* **Stated exercise**
The lines to extract run from the first line of the material below to the line containing "const SWEEP_STEP = 0.001;", both included; leave the pictures behind.

* **Recorded information**
○ ○ ○ ○ ○ ○ ○

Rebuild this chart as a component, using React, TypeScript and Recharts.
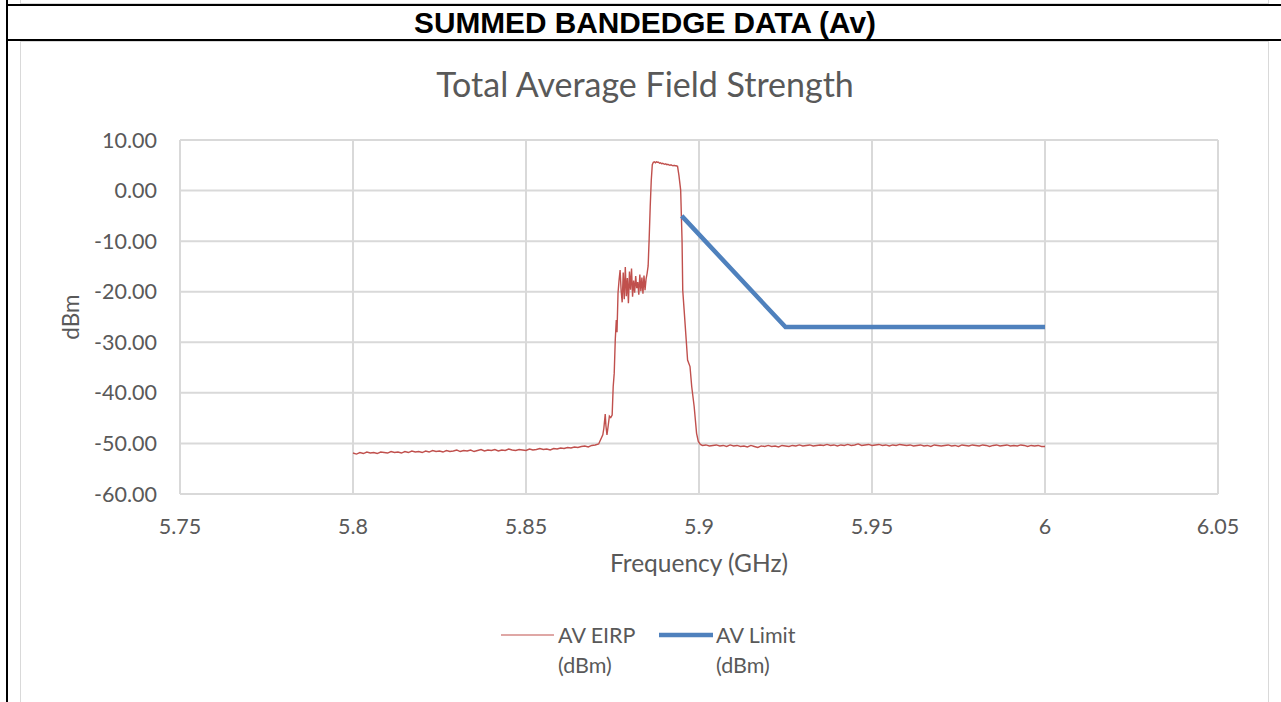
import React from "react";
import { LineChart, Line, XAxis, YAxis, CartesianGrid } from "recharts";

// sweep grid of the analyser (GHz)
const SWEEP_STEP = 0.001;

// noise floor below the channel, 5.800 .. 5.871 GHz
const LOW_FLOOR_START = 5.8;
const lowFloorDbm = [
  -51.9, -52.1, -51.8, -52.0, -51.7, -51.9, -51.8, -52.0, -51.7, -51.8,
  -51.9, -51.6, -51.8, -51.7, -51.9, -51.6, -51.8, -51.5, -51.7, -51.6,
  -51.8, -51.5, -51.7, -51.4, -51.6, -51.5, -51.7, -51.4, -51.6, -51.5,
  -51.3, -51.6, -51.4, -51.5, -51.3, -51.6, -51.4, -51.2, -51.5, -51.3,
  -51.4, -51.2, -51.5, -51.3, -51.4, -51.1, -51.3, -51.4, -51.2, -51.3,
  -51.4, -51.1, -51.3, -51.2, -51.0, -51.2, -51.1, -51.3, -51.0, -51.1,
  -50.9, -51.0, -50.8, -50.9, -50.7, -50.8, -50.6, -50.5, -50.7, -50.4,
  -50.3, -50.1,
];

// the channel itself
const peakFreqGHz = [
  5.8722, 5.8725, 5.8729, 5.8731, 5.8734, 5.8737, 5.8741, 5.8745, 5.8749, 5.8752,
  5.8755, 5.8758, 5.8761, 5.8763, 5.8766, 5.8769, 5.8772, 5.8775, 5.8778, 5.8781,
  5.8784, 5.8787, 5.879, 5.8793, 5.8796, 5.8799, 5.8802, 5.8805, 5.8808, 5.8811,
  5.8814, 5.8817, 5.882, 5.8823, 5.8826, 5.8829, 5.8832, 5.8835, 5.8838, 5.8841,
  5.8844, 5.8847, 5.885, 5.8853, 5.8856, 5.8859, 5.8862, 5.8865, 5.8868, 5.8871,
  5.8874, 5.8877, 5.888, 5.8883, 5.8886, 5.8889, 5.8892, 5.8895, 5.8898, 5.8901,
  5.8904, 5.8907, 5.891, 5.8913, 5.8916, 5.8919, 5.8922, 5.8925, 5.8928, 5.8931,
  5.8934, 5.8938, 5.8942, 5.8947, 5.8951, 5.8953, 5.8957, 5.8963, 5.8967, 5.8974,
  5.8979, 5.8986, 5.8993, 5.8998, 5.9004,
];
const peakDbm = [
  -48.3, -47.0, -44.2, -46.5, -48.3, -46.8, -44.6, -44.9, -44.4, -38.8,
  -36.1, -29.5, -25.6, -28.0, -20.2, -17.7, -15.7, -19.8, -22.1, -16.2,
  -21.5, -15.1, -20.9, -17.3, -22.3, -16.0, -19.6, -15.4, -21.0, -17.8,
  -20.2, -16.9, -19.3, -18.1, -20.6, -16.6, -19.9, -17.2, -20.4, -16.8,
  -19.7, -17.5, -16.4, -14.9, -9.5, -3.2, 2.0, 5.1, 5.6, 5.7,
  5.5, 5.7, 5.6, 5.6, 5.4, 5.5, 5.3, 5.4, 5.3, 5.2,
  5.3, 5.1, 5.2, 5.1, 5.0, 5.1, 5.0, 4.9, 5.0, 4.9,
  4.9, 4.8, 3.0, 0.1, -9.8, -19.7, -23.6, -29.5, -33.5, -34.8,
  -38.8, -42.7, -48.0, -49.6, -50.2,
];

// noise floor above the channel, 5.901 .. 6.000 GHz
const HIGH_FLOOR_START = 5.901;
const highFloorDbm = [
  -50.4, -50.3, -50.5, -50.4, -50.3, -50.5, -50.4, -50.6, -50.3, -50.5,
  -50.4, -50.6, -50.5, -50.7, -50.4, -50.6, -50.8, -50.5, -50.6, -50.4,
  -50.6, -50.5, -50.7, -50.4, -50.5, -50.6, -50.4, -50.5, -50.3, -50.5,
  -50.4, -50.3, -50.5, -50.4, -50.3, -50.4, -50.2, -50.4, -50.3, -50.5,
  -50.3, -50.4, -50.2, -50.4, -50.3, -50.1, -50.4, -50.3, -50.2, -50.4,
  -50.3, -50.2, -50.4, -50.3, -50.5, -50.3, -50.4, -50.2, -50.3, -50.4,
  -50.3, -50.5, -50.4, -50.3, -50.5, -50.4, -50.6, -50.3, -50.4, -50.5,
  -50.4, -50.3, -50.5, -50.4, -50.6, -50.3, -50.4, -50.5, -50.3, -50.4,
  -50.5, -50.3, -50.4, -50.6, -50.4, -50.3, -50.5, -50.4, -50.3, -50.5,
  -50.4, -50.5, -50.3, -50.4, -50.6, -50.4, -50.5, -50.4, -50.6, -50.6,
];

const limitFreqGHz = [5.895, 5.925, 6.0];
const limitDbm = [-5, -27, -27];

const xTicks = [5.75, 5.8, 5.85, 5.9, 5.95, 6, 6.05];
const yTicks = [-60, -50, -40, -30, -20, -10, 0, 10];

type Pt = { x: number; y: number };

const sweep = (start: number, vals: number[]): Pt[] =>
  vals.map((y, i) => ({ x: Number((start + i * SWEEP_STEP).toFixed(4)), y }));

const eirpData: Pt[] = [
  ...sweep(LOW_FLOOR_START, lowFloorDbm),
  ...peakFreqGHz.map((x, i) => ({ x, y: peakDbm[i] })),
  ...sweep(HIGH_FLOOR_START, highFloorDbm),
];
const limitData: Pt[] = limitFreqGHz.map((x, i) => ({ x, y: limitDbm[i] }));

const EIRP_COLOR = "#c0504d";
const LIMIT_COLOR = "#4f81bd";
const TEXT = "#595959";
const FONT = "Lato, 'Open Sans', sans-serif";

export default function App() {
  const tick = { fill: TEXT, fontSize: 21.5, fontFamily: FONT };
  return (
    <div
      style={{
        position: "fixed", left: 0, top: 0, width: 1281, height: 702,
        background: "#fff", overflow: "hidden", fontFamily: FONT,
      }}
    >
      {/* table frame */}
      <div style={{ position: "absolute", left: 20, top: -10, width: 1247, height: 12, border: "1.5px solid #d9d9d9" }} />
      <div style={{ position: "absolute", left: 6, top: 0, width: 2, height: 702, background: "#000" }} />
      <div style={{ position: "absolute", left: 6, top: 4, width: 1275, height: 2, background: "#000" }} />
      <div style={{ position: "absolute", left: 6, top: 39, width: 1275, height: 2, background: "#000" }} />
      <div
        style={{
          position: "absolute", left: 0, top: 6, width: 1290, textAlign: "center",
          fontFamily: "'Liberation Sans', Arial, sans-serif", fontWeight: 700,
          fontSize: 29.8, lineHeight: "33px", color: "#000",
        }}
      >
        SUMMED BANDEDGE DATA (Av)
      </div>
      <div
        style={{
          position: "absolute", left: 20, top: 41, width: 1247, height: 700,
          border: "1.5px solid #d9d9d9",
        }}
      />

      {/* chart title and axis titles */}
      <div style={{ position: "absolute", left: 0, top: 63, width: 1290, textAlign: "center", fontSize: 34, color: TEXT }}>
        Total Average Field Strength
      </div>
      <div style={{ position: "absolute", left: 0, top: 548, width: 1398, textAlign: "center", fontSize: 24.5, color: TEXT }}>
        Frequency (GHz)
      </div>
      <div
        style={{
          position: "absolute", left: 70, top: 317, fontSize: 22.5, color: TEXT,
          transform: "translate(-50%, -50%) rotate(-90deg)", whiteSpace: "nowrap",
        }}
      >
        dBm
      </div>

      <div style={{ position: "absolute", left: 0, top: 0 }}>
        <LineChart width={1281} height={702} margin={{ top: 140, right: 63, bottom: 178, left: 80 }}>
          <CartesianGrid stroke="#d9d9d9" strokeWidth={2} />
          <XAxis
            type="number"
            dataKey="x"
            domain={[5.75, 6.05]}
            ticks={xTicks}
            allowDataOverflow
            height={30}
            axisLine={false}
            tickLine={false}
            tickSize={0}
            tickMargin={25}
            tick={tick}
          />
          <YAxis
            type="number"
            domain={[-60, 10]}
            ticks={yTicks}
            width={100}
            axisLine={false}
            tickLine={false}
            tickSize={0}
            tickMargin={23}
            tickFormatter={(v: number) => v.toFixed(2)}
            tick={tick}
          />
          <Line
            data={eirpData}
            dataKey="y"
            type="linear"
            stroke={EIRP_COLOR}
            strokeWidth={1.4}
            dot={false}
            isAnimationActive={false}
          />
          <Line
            data={limitData}
            dataKey="y"
            type="linear"
            stroke={LIMIT_COLOR}
            strokeWidth={4.5}
            dot={false}
            isAnimationActive={false}
          />
        </LineChart>
      </div>

      {/* legend */}
      <div style={{ position: "absolute", left: 501, top: 620, fontSize: 21.5, color: TEXT, lineHeight: "30px" }}>
        <svg width={53} height={6} style={{ position: "absolute", left: 0, top: 12 }}>
          <line x1={0} y1={3} x2={53} y2={3} stroke={EIRP_COLOR} strokeWidth={1.2} />
        </svg>
        <div style={{ position: "absolute", left: 57, top: 0, whiteSpace: "nowrap" }}>
          AV EIRP<br />(dBm)
        </div>
        <svg width={54} height={8} style={{ position: "absolute", left: 158, top: 11 }}>
          <line x1={0} y1={4} x2={54} y2={4} stroke={LIMIT_COLOR} strokeWidth={4.5} />
        </svg>
        <div style={{ position: "absolute", left: 215, top: 0, whiteSpace: "nowrap" }}>
          AV Limit<br />(dBm)
        </div>
      </div>
    </div>
  );
}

○ ○ ○ ○ ○ ○ ○

* **Answer to the exercise**
Rebuild this chart as a component, using React, TypeScript and Recharts.
import React from "react";
import { LineChart, Line, XAxis, YAxis, CartesianGrid } from "recharts";

// sweep grid of the analyser (GHz)
const SWEEP_STEP = 0.001;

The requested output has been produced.